Human Rights Watch also reviewed a circular sent by an employer who gave their workers three choices: leave the country; wait in Qatar without wages but with accommodation and food until the company had work for them; or find alternate employment in Qatar.

One migrant worker spent close to $1,150 to cover recruitment fees to obtain a job as a cleaner in Qatar, for which she took a loan with 60 percent annual interest. She said her work had become sporadic since January, reducing her income by almost half. Even working fewer hours, she has had to leave employer-provided housing at 7:30 a.m. and return past 10 p.m. to accommodate other workers’ schedules with whom she shared the company transportation. Suffering from financial stress and anxiety, she decided to return home at her own expense 18 months before her contract ended.
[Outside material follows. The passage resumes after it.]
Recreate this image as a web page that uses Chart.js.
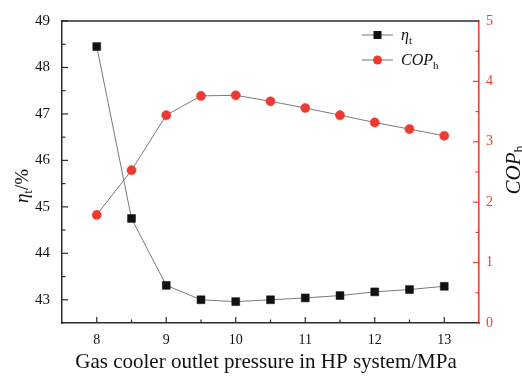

Two construction workers said their company sent them back to their countries for long, unpaid leaves. “For now, I will not apply for new jobs because my company was good, but they don’t have projects now,” one worker said. He expressed cautious hope that his employer will send his end-of-service benefits even if they do not call him back to Qatar.

“FIFA’s 73rd Congress agenda includes discussion of its human rights responsibilities, including compensation,” Page said. “But it’s critically important for FIFA to take long-overdue action to compensate migrant workers who faced abuses preparing and delivering the Qatar World Cup.”